#### DATA SHOWN:

= = = = = = =

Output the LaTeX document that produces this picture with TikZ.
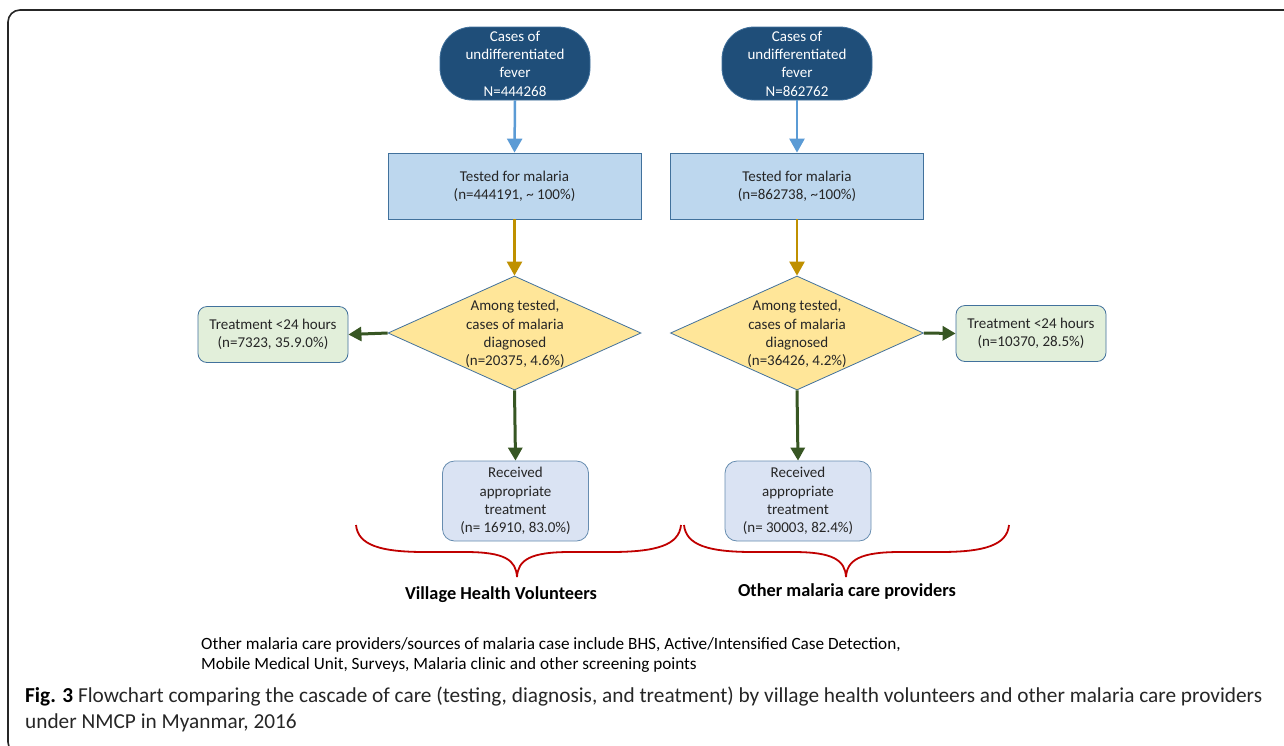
\documentclass[tikz,border=0pt]{standalone}
\usepackage{fontspec}
\setmainfont{Carlito}
\usetikzlibrary{arrows.meta,shapes.geometric}
\definecolor{navy}{HTML}{1F4E79}
\definecolor{edgeblue}{HTML}{41719C}
\definecolor{testfill}{HTML}{BDD7EE}
\definecolor{diafill}{HTML}{FFE699}
\definecolor{greenfill}{HTML}{E2EFDA}
\definecolor{recvfill}{HTML}{DAE3F3}
\definecolor{arrblue}{HTML}{5B9BD5}
\definecolor{arrgold}{HTML}{BF9000}
\definecolor{arrgreen}{HTML}{375623}
\definecolor{bracered}{HTML}{C00000}
\definecolor{txt}{HTML}{262626}
\tikzset{
  every node/.style={font=\fontsize{15}{18.3}\selectfont, text=txt, align=center, inner sep=0pt},
  startbox/.style={draw=edgeblue, fill=navy, text=white, rounded corners=32pt, minimum width=150pt, minimum height=73pt, line width=0.8pt},
  testbox/.style={draw=edgeblue, fill=testfill, minimum width=253pt, minimum height=66pt, line width=0.8pt},
  diabox/.style={diamond, draw=edgeblue, fill=diafill, minimum width=253pt, minimum height=114pt, line width=0.8pt},
  greenbox/.style={draw=edgeblue, fill=greenfill, rounded corners=9pt, minimum width=150pt, minimum height=56pt, line width=0.8pt},
  recvbox/.style={draw=edgeblue!80, fill=recvfill, rounded corners=12pt, minimum width=146pt, minimum height=80pt, line width=0.8pt},
  arrowA/.style={line width=2.5pt, color=arrblue, -{Triangle[length=14pt,width=15pt]}},
  arrowB/.style={line width=2.5pt, color=arrgold, -{Triangle[length=14pt,width=15pt]}},
  arrowC/.style={line width=3pt, color=arrgreen, -{Triangle[length=13pt,width=14pt]}},
  bracestyle/.style={line width=1.8pt, color=bracered},
  grouplabel/.style={font=\fontsize{18.3}{20}\selectfont\bfseries, text=black},
  notetext/.style={font=\fontsize{17.2}{20}\selectfont, text=black, anchor=west},
  captext/.style={font=\fontsize{21.3}{24}\selectfont, text=black!85, anchor=west},
}
\begin{document}
\begin{tikzpicture}[x=1pt,y=-1pt]
\useasboundingbox (0,0) rectangle (1284,745);
\fill[white] (0,0) rectangle (1284,745);
% frame
\draw[line width=1.6pt, rounded corners=12pt, color=black!85] (60,754) -- (8,754) -- (8,10) -- (1300,10);

% left column
\node[startbox] (s1) at (515,63.5) {Cases of\\undifferentiated\\fever\\N=444268};
\node[testbox] (t1) at (514.5,186) {Tested for malaria\\(n=444191, \textasciitilde{} 100\%)};
\node[diabox] (d1) at (514.5,333) {};
\node at (515,334) {Among tested,\\cases of malaria\\diagnosed\\(n=20375, 4.6\%)};
\node[greenbox] (g1) at (273,334.5) {Treatment <24 hours\\(n=7323, 35.9.0\%)};
\node[recvbox] (r1) at (515.5,501) {Received\\appropriate\\treatment\\(n= 16910, 83.0\%)};

% right column
\node[startbox] (s2) at (797,63.5) {Cases of\\undifferentiated\\fever\\N=862762};
\node[testbox] (t2) at (797,186) {Tested for malaria\\(n=862738, \textasciitilde{}100\%)};
\node[diabox] (d2) at (797,333) {};
\node at (797,334) {Among tested,\\cases of malaria\\diagnosed\\(n=36426, 4.2\%)};
\node[greenbox] (g2) at (1031,333.5) {Treatment <24 hours\\(n=10370, 28.5\%)};
\node[recvbox] (r2) at (798,501) {Received\\appropriate\\treatment\\(n= 30003, 82.4\%)};

% connectors
\draw[arrowA] (s1.south) -- (t1.north);
\draw[arrowB] (t1.south) -- (d1.north);
\draw[arrowC] (d1.west) -- (g1.east);
\draw[arrowC] (d1.south) -- (r1.north);
\draw[arrowA] (s2.south) -- (t2.north);
\draw[arrowB] (t2.south) -- (d2.north);
\draw[arrowC] (d2.east) -- (g2.west);
\draw[arrowC] (d2.south) -- (r2.north);

% braces
\coordinate (b1l) at (356,525);
\coordinate (b1t) at (517,577);
\coordinate (b1r) at (681,525);
\draw[bracestyle] (b1l) .. controls (358,545) and (380,552) .. (425,552) -- (465,552) .. controls (505,552) and (516,560) .. (b1t);
\draw[bracestyle] (b1r) .. controls (679,545) and (657,552) .. (610,552) -- (570,552) .. controls (530,552) and (518,560) .. (b1t);
\coordinate (b2l) at (684,525);
\coordinate (b2t) at (846,577);
\coordinate (b2r) at (1009,525);
\draw[bracestyle] (b2l) .. controls (686,545) and (708,552) .. (753,552) -- (793,552) .. controls (833,552) and (845,560) .. (b2t);
\draw[bracestyle] (b2r) .. controls (1007,545) and (985,552) .. (940,552) -- (900,552) .. controls (860,552) and (847,560) .. (b2t);

\node[grouplabel] (l1) at (501,595) {Village Health Volunteers};
\node[grouplabel] (l2) at (847,592) {Other malaria care providers};

\node[notetext] (n1) at (201,645) {Other malaria care providers/sources of malaria case include BHS, Active/Intensified Case Detection,};
\node[notetext] (n2) at (201,665) {Mobile Medical Unit, Surveys, Malaria clinic and other screening points};

\node[captext] (c1) at (25,697) {\textbf{\color{black}Fig. 3} Flowchart comparing the cascade of care (testing, diagnosis, and treatment) by village health volunteers and other malaria care providers};
\node[captext] (c2) at (25,723) {under NMCP in Myanmar, 2016};
\end{tikzpicture}
\end{document}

= = = = = = =

#### CHALLENGE:
Set down all the data again exactly as above, pictures excluded.

#### FINAL RESULT:
Output the LaTeX document that produces this picture with TikZ.
\documentclass[tikz,border=0pt]{standalone}
\usepackage{fontspec}
\setmainfont{Carlito}
\usetikzlibrary{arrows.meta,shapes.geometric}
\definecolor{navy}{HTML}{1F4E79}
\definecolor{edgeblue}{HTML}{41719C}
\definecolor{testfill}{HTML}{BDD7EE}
\definecolor{diafill}{HTML}{FFE699}
\definecolor{greenfill}{HTML}{E2EFDA}
\definecolor{recvfill}{HTML}{DAE3F3}
\definecolor{arrblue}{HTML}{5B9BD5}
\definecolor{arrgold}{HTML}{BF9000}
\definecolor{arrgreen}{HTML}{375623}
\definecolor{bracered}{HTML}{C00000}
\definecolor{txt}{HTML}{262626}
\tikzset{
  every node/.style={font=\fontsize{15}{18.3}\selectfont, text=txt, align=center, inner sep=0pt},
  startbox/.style={draw=edgeblue, fill=navy, text=white, rounded corners=32pt, minimum width=150pt, minimum height=73pt, line width=0.8pt},
  testbox/.style={draw=edgeblue, fill=testfill, minimum width=253pt, minimum height=66pt, line width=0.8pt},
  diabox/.style={diamond, draw=edgeblue, fill=diafill, minimum width=253pt, minimum height=114pt, line width=0.8pt},
  greenbox/.style={draw=edgeblue, fill=greenfill, rounded corners=9pt, minimum width=150pt, minimum height=56pt, line width=0.8pt},
  recvbox/.style={draw=edgeblue!80, fill=recvfill, rounded corners=12pt, minimum width=146pt, minimum height=80pt, line width=0.8pt},
  arrowA/.style={line width=2.5pt, color=arrblue, -{Triangle[length=14pt,width=15pt]}},
  arrowB/.style={line width=2.5pt, color=arrgold, -{Triangle[length=14pt,width=15pt]}},
  arrowC/.style={line width=3pt, color=arrgreen, -{Triangle[length=13pt,width=14pt]}},
  bracestyle/.style={line width=1.8pt, color=bracered},
  grouplabel/.style={font=\fontsize{18.3}{20}\selectfont\bfseries, text=black},
  notetext/.style={font=\fontsize{17.2}{20}\selectfont, text=black, anchor=west},
  captext/.style={font=\fontsize{21.3}{24}\selectfont, text=black!85, anchor=west},
}
\begin{document}
\begin{tikzpicture}[x=1pt,y=-1pt]
\useasboundingbox (0,0) rectangle (1284,745);
\fill[white] (0,0) rectangle (1284,745);
% frame
\draw[line width=1.6pt, rounded corners=12pt, color=black!85] (60,754) -- (8,754) -- (8,10) -- (1300,10);

% left column
\node[startbox] (s1) at (515,63.5) {Cases of\\undifferentiated\\fever\\N=444268};
\node[testbox] (t1) at (514.5,186) {Tested for malaria\\(n=444191, \textasciitilde{} 100\%)};
\node[diabox] (d1) at (514.5,333) {};
\node at (515,334) {Among tested,\\cases of malaria\\diagnosed\\(n=20375, 4.6\%)};
\node[greenbox] (g1) at (273,334.5) {Treatment <24 hours\\(n=7323, 35.9.0\%)};
\node[recvbox] (r1) at (515.5,501) {Received\\appropriate\\treatment\\(n= 16910, 83.0\%)};

% right column
\node[startbox] (s2) at (797,63.5) {Cases of\\undifferentiated\\fever\\N=862762};
\node[testbox] (t2) at (797,186) {Tested for malaria\\(n=862738, \textasciitilde{}100\%)};
\node[diabox] (d2) at (797,333) {};
\node at (797,334) {Among tested,\\cases of malaria\\diagnosed\\(n=36426, 4.2\%)};
\node[greenbox] (g2) at (1031,333.5) {Treatment <24 hours\\(n=10370, 28.5\%)};
\node[recvbox] (r2) at (798,501) {Received\\appropriate\\treatment\\(n= 30003, 82.4\%)};

% connectors
\draw[arrowA] (s1.south) -- (t1.north);
\draw[arrowB] (t1.south) -- (d1.north);
\draw[arrowC] (d1.west) -- (g1.east);
\draw[arrowC] (d1.south) -- (r1.north);
\draw[arrowA] (s2.south) -- (t2.north);
\draw[arrowB] (t2.south) -- (d2.north);
\draw[arrowC] (d2.east) -- (g2.west);
\draw[arrowC] (d2.south) -- (r2.north);

% braces
\coordinate (b1l) at (356,525);
\coordinate (b1t) at (517,577);
\coordinate (b1r) at (681,525);
\draw[bracestyle] (b1l) .. controls (358,545) and (380,552) .. (425,552) -- (465,552) .. controls (505,552) and (516,560) .. (b1t);
\draw[bracestyle] (b1r) .. controls (679,545) and (657,552) .. (610,552) -- (570,552) .. controls (530,552) and (518,560) .. (b1t);
\coordinate (b2l) at (684,525);
\coordinate (b2t) at (846,577);
\coordinate (b2r) at (1009,525);
\draw[bracestyle] (b2l) .. controls (686,545) and (708,552) .. (753,552) -- (793,552) .. controls (833,552) and (845,560) .. (b2t);
\draw[bracestyle] (b2r) .. controls (1007,545) and (985,552) .. (940,552) -- (900,552) .. controls (860,552) and (847,560) .. (b2t);

\node[grouplabel] (l1) at (501,595) {Village Health Volunteers};
\node[grouplabel] (l2) at (847,592) {Other malaria care providers};

\node[notetext] (n1) at (201,645) {Other malaria care providers/sources of malaria case include BHS, Active/Intensified Case Detection,};
\node[notetext] (n2) at (201,665) {Mobile Medical Unit, Surveys, Malaria clinic and other screening points};

\node[captext] (c1) at (25,697) {\textbf{\color{black}Fig. 3} Flowchart comparing the cascade of care (testing, diagnosis, and treatment) by village health volunteers and other malaria care providers};
\node[captext] (c2) at (25,723) {under NMCP in Myanmar, 2016};
\end{tikzpicture}
\end{document}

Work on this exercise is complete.